Capitol Building in Hartford, Connecticut.

Two years ago, the Connecticut Legislature held hearings on a variety of bills that would have modified the state’s sex offender registry. Rather than adopt any change, because of the complexities of our sex offender laws the Legislature asked the state Sentencing Commission to study the effectiveness of the current sex offender registration requirements. The commission was to report back by 2018.

Under current law, when sex offenders have served their sentences and are released into the community, they must register on a public sex offender registry. The registration is for either 10 years or life, depending on the offense committed. The registry is operated by the state police.

In order to comply with the Legislature’s request, the commission set up a special subcommittee to study the effectiveness of the current registry. The subcommittee had representation from all the stakeholders, including state and local police, state attorney’s office, corrections, parole, judiciary, victims’ advocates, and others, a total of about 40 people.

After two years of study, including numerous public hearings and testimony by nationally known experts on treatment of sex offenders, as well as reports on how other states’ registries operate, with almost unanimous agreement the subcommittee produced a report recommending major changes to our sex offender registry laws. These changes would have resulted in a smaller, more focused and enforceable registry. Also, they would lessen the barriers to the offenders’ successful reintegration into the community. The 204-page report was adopted by the full Sentencing Commission and submitted to the Judiciary Committee of the Legislature in December 2017.

In the session that ended on May 9, the Judiciary Committee raised a bill to implement the proposed changes recommended in the report. The bill, HB 5578, had a public hearing. On the final day of the Judiciary Committee’s deadline for reporting out bills, HB 5578 was put on the committee’s agenda for action. The committee ran out of time before any action was taken, effectively killing the bill.

The current sex offender registry was established in 1998. It had less than 300 registrants. Thereafter, because half of new registrants are placed there for life, the registry grows each year and now contains over 5,300 names. Today virtually every town in the state has registered sex offenders. Hartford has over 700. Unfortunately, the registry doesn’t distinguish between high-risk offenders and low-risk offenders.

HB 5578 would have created a new board to evaluate each sex offender’s risk of reoffending, and set the length of time an offender would be on any registry. In addition, the bill would have established a registry for low-risk offenders, accessible to law enforcement only, thus reducing the number of offenders on the public registry. Currently Connecticut does not allow offenders to apply for removal from the registry, while virtually every other state does. HB 5578 would have established a procedure to obtain early removal or for placement on the law enforcement-only registry, on a showing that an offender has taken steps to reduce his risk to the community.
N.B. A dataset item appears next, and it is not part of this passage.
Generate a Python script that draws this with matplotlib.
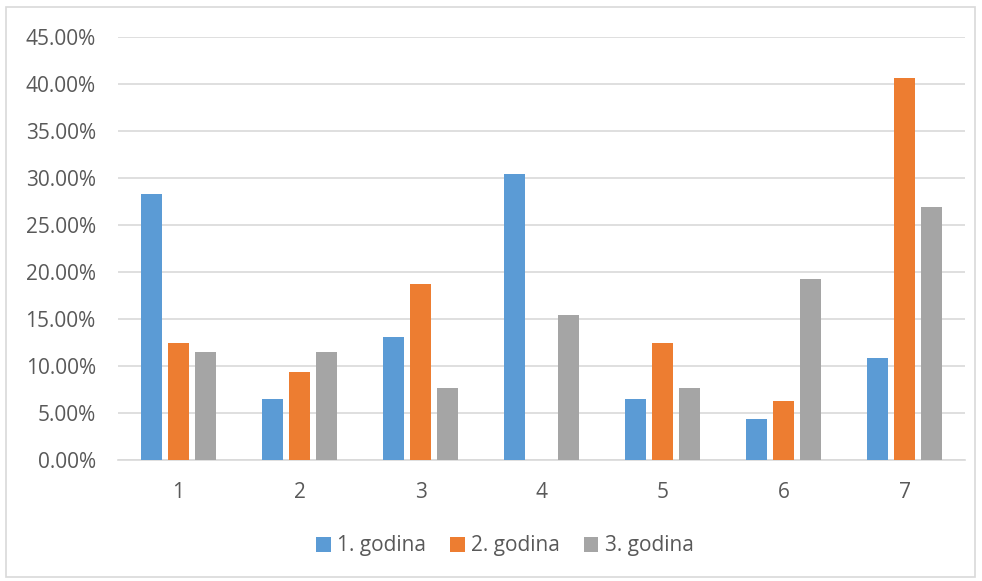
import matplotlib
matplotlib.use("Agg")
import matplotlib.pyplot as plt
from matplotlib.ticker import FuncFormatter, MultipleLocator
from matplotlib.patches import Rectangle
import numpy as np

categories = ["1", "2", "3", "4", "5", "6", "7"]
series_names = ["1. godina", "2. godina", "3. godina"]
godina1 = [28.26, 6.52, 13.04, 30.43, 6.52, 4.35, 10.87]
godina2 = [12.50, 9.375, 18.75, 0.0, 12.50, 6.25, 40.625]
godina3 = [11.54, 11.54, 7.69, 15.38, 7.69, 19.23, 26.92]
colors = ["#5B9BD5", "#ED7D31", "#A5A5A5"]

plt.rcParams['font.family'] = ['Open Sans', 'DejaVu Sans']

W, H = 982, 581
fig = plt.figure(figsize=(W/100, H/100), dpi=100)
fig.patches.append(Rectangle((6/W, 1-577/H), (975-6)/W, (577-7)/H, transform=fig.transFigure,
                             fill=False, edgecolor="#D9D9D9", linewidth=1.2))

ax = fig.add_axes([118/W, 1-460/H, (965-118)/W, (460-37)/H])
x = np.arange(len(categories))
bw = 21/121
step = 27/121
for i, (vals, name) in enumerate(zip([godina1, godina2, godina3], series_names)):
    ax.bar(x + (i-1)*step, vals, width=bw, color=colors[i], label=name, zorder=3)

ax.set_xlim(-0.5, len(categories)-0.5)
ax.set_ylim(0, 45)
ax.yaxis.set_major_locator(MultipleLocator(5))
ax.yaxis.set_major_formatter(FuncFormatter(lambda v, p: f"{v:.2f}%"))
ax.set_xticks(x)
ax.set_xticklabels(categories)
ax.grid(axis='y', color="#D9D9D9", linewidth=1.2, zorder=0)
for s in ["top", "right", "left"]:
    ax.spines[s].set_visible(False)
ax.spines["bottom"].set_color("#D9D9D9")
ax.spines["bottom"].set_linewidth(1.2)
ax.tick_params(axis='both', length=0, labelsize=15, colors="#595959")
ax.tick_params(axis='y', pad=16)
ax.tick_params(axis='x', pad=16)

fig.legend(loc="center", bbox_to_anchor=(505/W, 1-546/H), ncol=3, frameon=False,
           fontsize=15, handlelength=0.7, handleheight=0.7, handletextpad=0.3,
           columnspacing=1.15, labelcolor="#595959")

fig.savefig("out.png", dpi=100)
The most serious flaw with the current registry is that offenders were retroactively placed on the registry years after their conviction, arguably violating the ex post facto clause of Article 1 of the U.S. Constitution. Under current law, an individual is informed by the court at sentencing if he or she will be placed on the registry. However, when the current registry was established in 1998, it simply reached back at least 10 years, requiring anyone convicted of a sex crime after 1988 to be registered. Those pre-registry offenders were sentenced with no expectation of later being placed on a then nonexistent public registry. It is estimated that there are as many as 800 pre-registry offenders who were placed on the registry for life and who are still on the registry, 20 to 30 years later.

In every state there was much litigation about retroactive reach-back when sex-offender registries were first created. The issue was resolved in the case of Smith v. Doe, 538 U.S. 84 (2003). The U.S. Supreme Court held it was lawful to retroactively require offenders to be placed on a registry since such registries were intended to create only civil, nonpunitive programs to protect the public.

In recent years there have been a number of cases in which the courts are now holding that registration is, in fact, a penalty, and that it can’t be imposed retroactively. Courts in Michigan and Colorado have vacated their retroactive registration requirement. Last July, the Pennsylvania Supreme Court held that the registration requirement is punitive and cannot be applied retroactively. In all likelihood, if this matter were presented to the courts in Connecticut, there is a good chance that the courts would recognize the punitive nature of being on a registry and order a termination of such retroactive requirements.

Currently, the hundreds of individuals who were retroactively placed on the Connecticut public registry for life have been on the registry from 20 to 30 years since their release into the community. If they haven’t reoffended after this length of time, all the experts tell us it is highly unlikely they would reoffend now. HB 5578 would have allowed all of those individuals to earn a right to petition the court for removal from the registry, thus making it less difficult for them to reintegrate into the community.

Hopefully, the Sentencing Commission will resubmit its well-researched, broadly debated and carefully drafted proposal for reform to the registry again next year and it will be enacted by the Legislature.